Fraîchement accueilli dans nos colonnes à sa présentation cannoise, Un beau soleil intérieur marque le retour de Claire Denis à un cinéma parisien doux-amer à travers le récit des déboires amoureux d’Isabelle (Juliette Binoche). La noirceur d’âme habituelle de la réalisatrice contraste avec ce portrait lumineux d’une femme d’âge mûr encore ouverte à l’amour, qui joue le rôle d’un formidable révélateur de la part sombre de la gente masculine. Porté par de solides dialogues et une caméra qui épouse magnifiquement l’état de son personnage (des plans appuyés et intenses, des mouvements presque ivres), Un beau soleil intérieur a la beauté de jouer consciemment avec la naïveté des sentiments d’Isabelle sans pour autant s’en moquer.
Fragments d’un discours séducteur
Proie d’amants désabusés, Isabelle est un personnage touchant car désespérément romantique, qui cherche, à plus de cinquante ans et après un mariage raté et moult rencontres hasardeuses, un homme amoureux. Belle femme, mêlant fragilité et force, Isabelle plaît aux hommes qui, chacun à leur manière et pour leurs propres raisons, cherchent à la consommer sans lendemain.
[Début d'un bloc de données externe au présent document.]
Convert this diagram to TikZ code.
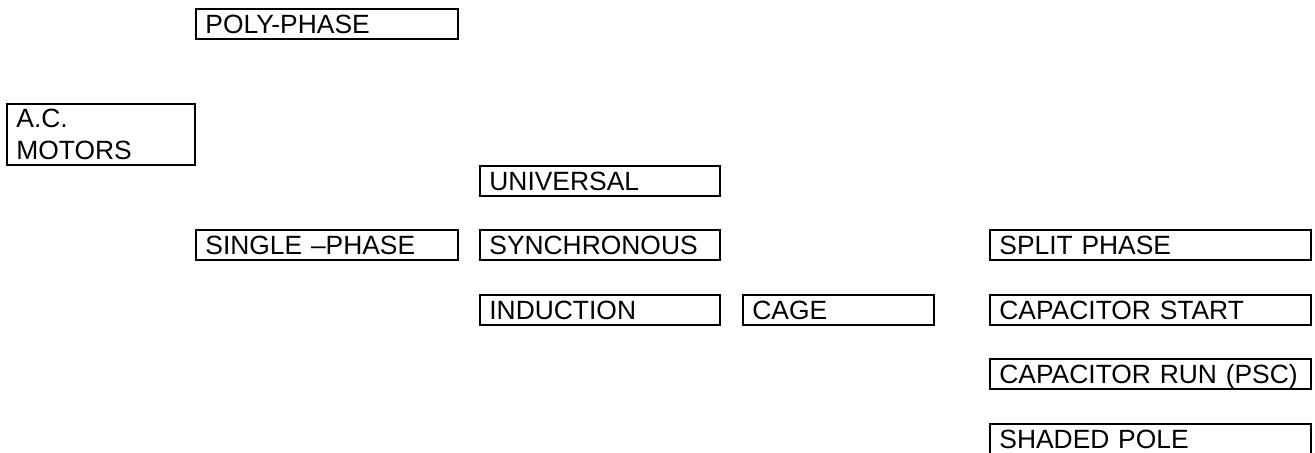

Plus qu’un portrait d’Isabelle, Un beau soleil intérieur est en fait une mosaïque de portraits à charge d’hommes – séducteurs, menteurs, hypocrites, lâches, alcooliques, égoïstes, profiteurs… en un mot, des charlatans. Claire Denis met en scène les discours de ces deux étapes de la séduction masculine, ceux de « l’avant » et ceux de « l’après », pour reprendre la distinction qu’opère le personnage joué par Nicolas Duvauchelle, qui, dans le film, rejette Isabelle aussitôt après l’avoir gagnée. Les dialogues, coécrits avec Christine Angot, distillent les non-dits et les sous-entendus : chaque face à face donne l’impression d’assister à un bras de fer amoureux, une partie de poker menteur dont Isabelle est à la fois actrice et victime. On saisit le pouvoir du langage et sa capacité à manipuler directement (un mot doux lancé comme un os à un chien) ou indirectement (un long silence lâche qui entretient tous les doutes). Ces hommes savent mettre Isabelle face à ses propres espoirs et la dernière rencontre, celle d’un voyant incarné par Gérard Depardieu, offre un dialogue particulièrement jubilatoire tant il est ironiquement duplice et manipulateur.
Ivresse du sentiment
Claire Denis séduit par le rythme de son montage, par la manière dont elle étire certains plans et limite les coupures au strict minimum. Les duels amoureux sont filmés au rythme d’un jazz doux (voire doucereux) par une caméra dont le mouvement balancé rappelle l’enivrante scène de séduction inaugurale d’Eyes Wide Shut, celle de ce bal du nouvel an qui voit la rencontre entre un vieux beau et la jeune épouse délaissée (Nicole Kidman). La caméra de Claire Denis fait tourner la tête tant elle se balade d’un personnage à l’autre tout en scrutant avec attention chacune de leurs paroles, chacun de leurs regards, comme autant de trompe-l’œil amoureux dans lesquels Isabelle est tentée de se jeter. Le jeu de Juliette Binoche, qui alterne entre candeur et fermeté, ouverture et fermeture, est mis en valeur par la cinéaste qui n’hésite pas à insister sur sa naïveté (les plans longs sur son visage, le jeu des lumières) et à développer complètement la vague de ses émotions (en témoigne son coup de gueule un peu ridicule contre les amis parisiens tout aussi ridicules lors d’une marche ébahie à la campagne). Elle se plaît surtout à capter la langueur et la douceur du corps de son actrice lors de scènes de lit filmées comme de petits instants utopiques. En plus d’être une excellente analyse des rapports de forces amoureux et une grande leçon de communication, Un beau soleil intérieur se présente comme un magnifique et terrible film d’amour déçu.